Cynical and jaded, Milne earns money on the side by doing what he does best: punishing the bad guys.
But he senses all is not quite right.
This time, instead of shooting drug dealers, he kills two customs officers and an accountant.
The hunter has become the hunted. With his colleagues and his enemies closing in on him, Milne must use all of his skills, just to stay alive.
PUBLISHERS WEEKLY
British author Kernick shows every sign of being a major talent in his debut novel, a gritty, noir police procedural. Seemingly a cold-blooded hit man, Dennis Milne turns out to be a London detective sergeant committed, after years of dealing with sordid crimes and mind-numbing cruelty, to pursuing justice as he defines it.
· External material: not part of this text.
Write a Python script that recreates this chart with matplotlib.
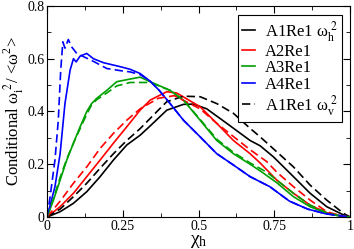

Milne's personal code of ethics is compromised when he learns that his latest victims weren't the drug dealers whose deaths wouldn't burden his conscience but two customs agents and an accountant. His decision to spare the life of a potential eyewitness places him in jeopardy both from his colleagues on the force and from those who paid him for the killings. At the same time, Milne doggedly tries to identify a young hooker's murderer, and persists in rejecting the official theory of the case. Kernick does a masterful job of making Milne sympathetic, despite his callous brutalities, by combining a captivating first-person narrative with emotionally complex characterization. The portrayal of the harsh realism of the mean city streets is complemented by the revelations of the secret lives of the supporting characters with their masks of public respectability. Powerful prose, tight plotting and a clever fair-play puzzle add up to a remarkable first effort.